Messi makes his mark
Posted on 07/04/2010It would take something special to knock that man Tiger Woods off the back pages and Lionel Messi provided it. Arsene Wenger described him as a Playstation following his four-goal super-show for Barcelona and Matt Dickinson in the Times has suggested the Argentine proved himself one of the greats of the game.
"The Nou Camp hosted a football match last night, but this mighty stadium was simply a stage for one man to parade his genius. The Hall of Fame at Barcelona is full of great names such as Cruyff, Stoichkov, Rivaldo and Ronaldo but very few have been fêted like Lionel Messi, whose name rolled down the steepling terraces as he walked off, almost bashfully, bouncing the match ball like a little kid.Cristiano Ronaldo could score five goals for Real Madrid against Barcelona on Saturday and yet still face a forlorn battle to usurp Messi as World Player of the Year.
The debate may now be taken into other realms, such as where Messi stands in the all-time pantheon. Still below his compatriot, Diego Maradona, who was not only the maestro in successful teams; at Napoli and for Argentina, Maradona was the team.
Of recent greats, he sits below Zinédine Zidane, too, in that Messi does not aspire to be the conductor of his side, simply the dazzling virtuoso.
He can, as Arsène Wenger pointed out, move in and out of games; it is just that his interventions this season have been so often and so spectacular that you begin to run out of superlatives."
Brand Tiger ready to return
Tiger Woods’ press conference on Monday is still a talking point and the moment when he made a plea to potential sponsors caught the attention of the Times’ Matthew Syed.
"It is the closest thing we have seen to a marketing pitch in a press conference. Asked about being dropped by so many of his sponsors, Tiger Woods seamlessly morphed from the vocabulary of the Penitent to that of the Salesman.“I totally understand why they dropped me,” he said. “But going forward I hope I can prove to companies that I am a worthy investment. That I can help their company, help their company grow and represent them well.”
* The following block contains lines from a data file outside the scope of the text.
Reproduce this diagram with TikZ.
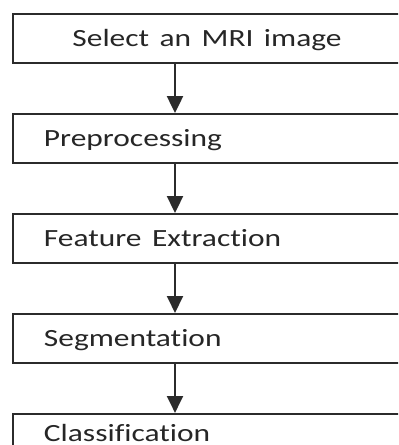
\documentclass[tikz,border=0pt]{standalone}
\usepackage{fontspec}
\setmainfont[Ligatures=NoCommon]{Carlito}
\usetikzlibrary{positioning,arrows.meta}
\definecolor{c1}{HTML}{2B2B2B}
\definecolor{c2}{HTML}{262626}
\newcommand{\stretchtxt}[1]{\scalebox{1.27}[1]{#1}}

\begin{document}
\begin{tikzpicture}[
  stage/.style={draw=c1, line width=1.4pt, text=c2, inner xsep=0.775cm, inner ysep=0pt,
    text width=8.15cm, minimum height=1.225cm, text height=0.5cm, text depth=0.075cm,
    font=\fontsize{17.6pt}{20pt}\selectfont, align=left},
  flow/.style={draw=c1, line width=1.4pt, -{Triangle[width=0.4cm,length=0.42cm]}},
  node distance=1.225cm
]
  \useasboundingbox (0,0) rectangle (9.95,-11.125);
  \clip (0,0) rectangle (9.95,-11.125);
  % Steps
  \node[stage, align=center, anchor=north west] (sel) at (0.3,-0.325) {\stretchtxt{Select an MRI image}};
  \node[stage, below=of sel] (pre) {\stretchtxt{Preprocessing}};
  \node[stage, below=of pre] (feat) {\stretchtxt{Feature Extraction}};
  \node[stage, below=of feat] (seg) {\stretchtxt{Segmentation}};
  \node[stage, below=of seg, text height=0.25cm] (cls) {\stretchtxt{Classification}};
  % Arrows
  \coordinate (spine) at (4.375,0);
  \foreach \a/\b in {sel/pre, pre/feat, feat/seg, seg/cls}{
    \draw[flow] (\a.south -| spine) -- (\b.north -| spine);
  }
\end{tikzpicture}
\end{document}
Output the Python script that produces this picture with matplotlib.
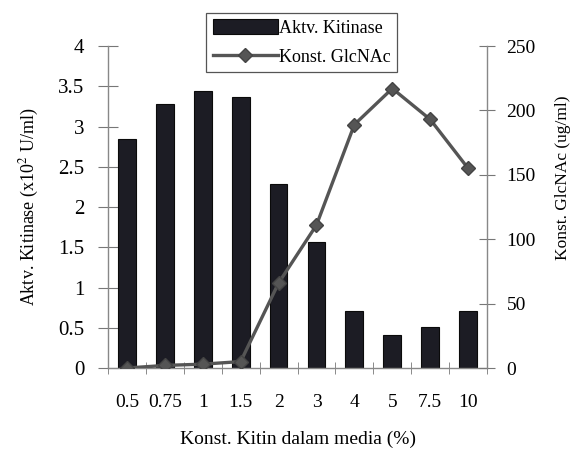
import numpy as np
import matplotlib.pyplot as plt

plt.rcParams['font.family'] = ['Liberation Serif', 'DejaVu Serif']
plt.rcParams['mathtext.fontset'] = 'stix'

kitin = ['0.5', '0.75', '1', '1.5', '2', '3', '4', '5', '7.5', '10']
aktv_kitinase = [2.85, 3.28, 3.44, 3.37, 2.28, 1.57, 0.71, 0.41, 0.51, 0.71]
konst_glcnac = [0, 2, 3, 5, 66, 111, 189, 217, 193, 155]

x = np.arange(len(kitin))

fig = plt.figure(figsize=(5.85, 4.51), dpi=100)
ax = fig.add_axes([0.1846, 0.184, 0.648, 0.714])
ax2 = ax.twinx()

bars = ax.bar(x, aktv_kitinase, width=0.47, color='#1c1c24', edgecolor='#0a0a0a',
              linewidth=0.8, label='Aktv. Kitinase', zorder=2)
line, = ax2.plot(x, konst_glcnac, color='#555555', lw=2.4, marker='D', ms=7,
                 markerfacecolor='#555555', markeredgecolor='#444444',
                 label='Konst. GlcNAc', zorder=3)

ax.set_zorder(ax2.get_zorder() - 1)
ax2.patch.set_visible(False)

ax.set_xlim(-0.5, len(kitin) - 0.5)
ax.set_ylim(0, 4)
ax2.set_ylim(0, 250)
ax.set_yticks(np.arange(0, 4.01, 0.5))
ax.set_yticklabels(['0', '0.5', '1', '1.5', '2', '2.5', '3', '3.5', '4'])
ax2.set_yticks([0, 50, 100, 150, 200, 250])

ax.set_xticks(x)
ax.set_xticklabels(kitin)
ax.set_xticks(np.arange(-0.5, len(kitin), 1.0), minor=True)
ax.tick_params(axis='x', which='major', length=0, pad=19, labelsize=14)
ax.tick_params(axis='x', which='minor', direction='inout', length=9, color='#777777')
ax.tick_params(axis='y', direction='inout', length=14, color='#777777', labelsize=15, pad=10)
ax2.tick_params(axis='y', direction='inout', length=12, color='#777777', labelsize=14, pad=8)

for a in (ax, ax2):
    a.spines['top'].set_visible(False)
    for s in ('left', 'right', 'bottom'):
        a.spines[s].set_color('#888888')
        a.spines[s].set_linewidth(1.0)
ax.spines['right'].set_visible(False)
ax2.spines['left'].set_visible(False)
ax2.spines['bottom'].set_visible(False)

ax.set_ylabel('Aktv. Kitinase (x10$^2$ U/ml)', fontsize=13, labelpad=12)
ax2.set_ylabel('Konst. GlcNAc (ug/ml)', fontsize=12.5)
ax2.yaxis.set_label_coords(1.18, 0.59)
ax.set_xlabel('Konst. Kitin dalam media (%)', fontsize=14, labelpad=14)

leg = fig.legend([bars, line], ['Aktv. Kitinase', 'Konst. GlcNAc'],
                 loc='upper center', bbox_to_anchor=(0.516, 0.992), fontsize=13,
                 fancybox=False, edgecolor='#555555', framealpha=1,
                 handlelength=3.6, handleheight=0.9, borderpad=0.35,
                 labelspacing=0.65, handletextpad=0.1)
leg.get_frame().set_linewidth(0.9)

fig.savefig('out.png', dpi=100)
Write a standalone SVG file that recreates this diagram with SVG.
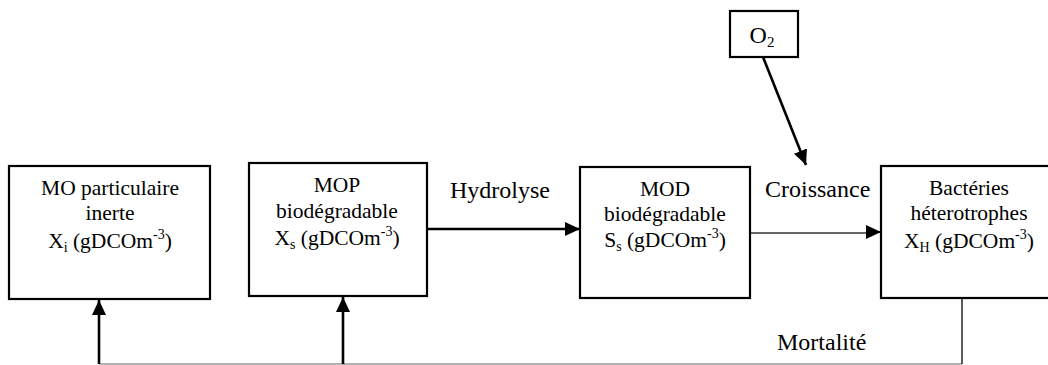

Not that we can blame Woods for reaching out to the giants of the corporate world. That, after all, is how the world’s top golfer amassed his unprecedented billion-dollar fortune. Where Muhammad Ali symbolised the unhinged political radicalism of the Sixties, Woods represents the sportsman as walking billboard: a gun for hire, at the right price.
“Go on, be a Tiger” was the Accenture slogan that greeted passengers at airports around the world, alongside a photo of Woods sizing up his next shot, his beautiful eyes blazing with competitive intensity. “The best a man can get,” was how Gillette sought to harness the Woods phenomenon. Gatorade asked: “It’s in Tiger; is it in you?” Meanwhile the doyens at Lasik Eye Surgery plumped for: “What could you and Tiger have in common?”
And Woods was (and hopes to be again) a potent, almost irresistible force in the contemporary marketplace. He ticked all the right boxes: a mixed-race kid who achieved excellence amid the racial conservatism of modern golf; a swashbuckling sportsman who never flunked a challenge or choked on a putt; a decent man with decent values who adored his late father and was devoted to his wife and kids. This was not merely the American Dream, it was a kaleidoscope of resonance and meaning.
I bought into it. I was one of the millions who added to the global viewing figures whenever Woods was in the hunt for a major championship. I was also one of the millions inclined to switch off whenever his challenge faded. I pulled for him without inhibition, revelled in his fist-pumping heroism and revered his ability to keep his nerve as others were losing theirs. And, yes, I even bought his razor blades, without ever stopping to think why."